This is the kind of post that can make one look foolish when the subject of early-season praise turns into a pumpkin by mid-season. But something about the way Jeremy Pena carries himself tells me he is the real deal.
Sure, he has not even made his way around the majors one time and the other teams will force him to adjust, but his fielding is top-notch, which should not go away and there is no reason to expect his bat to turn into a Martin Maldonado clone. (Sorry, Maldy but a clutch bases-loaded double does not undo the fact you don’t hit in about 88% of your at bats).
So, how do we love Jeremy Pena, let me count the ways…..
His Fielding. He has made too many errors to date (6), but hopefully he will work to reduce that, most of them have been on routine plays.

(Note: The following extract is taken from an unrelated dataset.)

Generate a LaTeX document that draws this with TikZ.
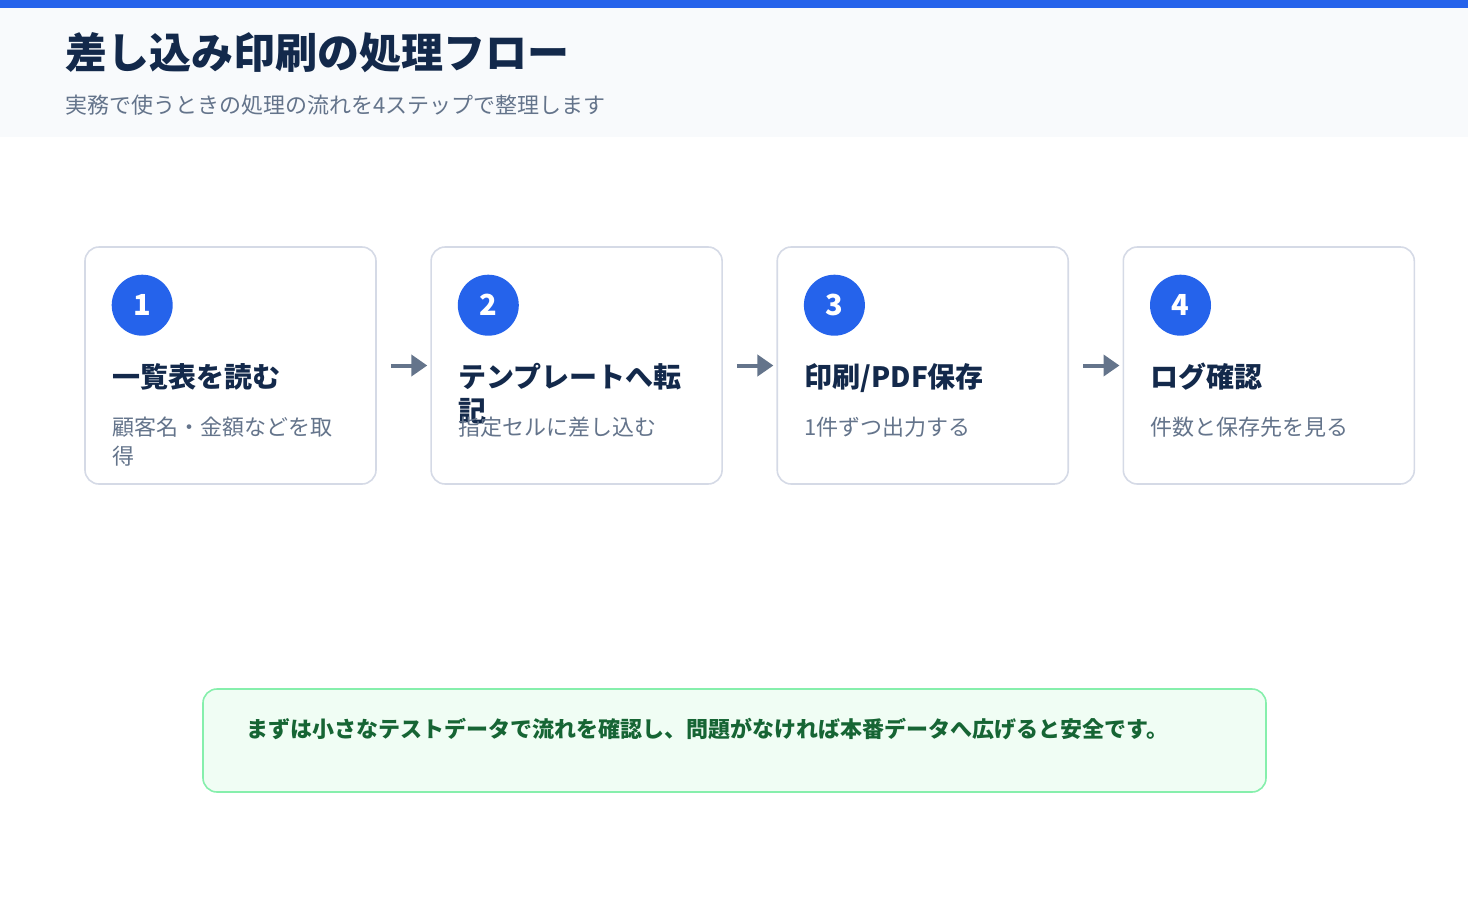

That can be fixed. And even though he does not have Carlos Correa‘s gun (who does), he has an above-average arm. But what is exciting about him is that he is so quick and seems to get to more balls than his predecessor did. He is averaging about 4.2 chances per game. Correa averaged about 3.8 chances per game last year, which matches his career average.
His Power. The kid’s bat is electric. The ball jumps off that bat like a politician leaping from a failed policy bandwagon. It is hard to recall any of his 7 home runs to date that was a Crawford Box special and not a deep laser. Will he keep up his current HR pace (28) for the year? Probably not, but remember that Correa topped out with 26 homers and he did that in his walk away year. Also, Pena has room to beef up a bit, though we hope that does not take away from his other attributes.
His Hitting. His slash to date is a solid .277 BA/ .338 OBP/ .851 OPS. Among AL SS’s (for those at bats taken as a SS), his 7 HRs are 2nd and his 21 RBIs are 1st. What would fans have expected out of him as a rookie coming into 2022? Probably a .240 BA/ .310 OB/ .700 OPS with like 15 HRs and 50 RBIs. But he has already shown a decent K rate and BB rate and when needed the ability to hit it the other way.
His Speed. He has only attempted two steals but made it on both attempts, but he has also shown lots of speed on the basepaths in being more than a station to station player. He also appears to have a lot of baseball savvy in his “run” game.
His Ability to Seize the Moment. He hit a home run while the national crew was interviewing his parents in his second major league game. He hit a homer with all his family attending at Fenway Park the home of the team he cheered for growing up. He hit the two-run walk-off in the 10th against Toronto to flip a game they looked like they were going to lose. He looks like he will have many more moments like that along the way.
His Poise. This was not an easy thing to ask someone to do. No matter how much you may tell him to be himself, there has to be a big elephant in the back of the brain whispering that you are taking the place of one of the top shortstops in the game. It probably helped that his dad Geronimo Pena played in the majors for 7 seasons, because he has been a young man who looks like no moment is too large for him.
His Overall Game. His overall value is a conglomeration of all that is discussed above and reflected in that stat number called WAR. (WAR is a number that attempts to show relative value for all the things a player can do on the field and not just hitting). His 2.0 WAR is sixth in the American League (10th in all of baseball) and only trails teammate Kyle Tucker (2.1) for the lead on the Astros.
The young man will obviously face ups and downs over time, but he looks like he will have more ups than downs and will be a fun player to follow along the way.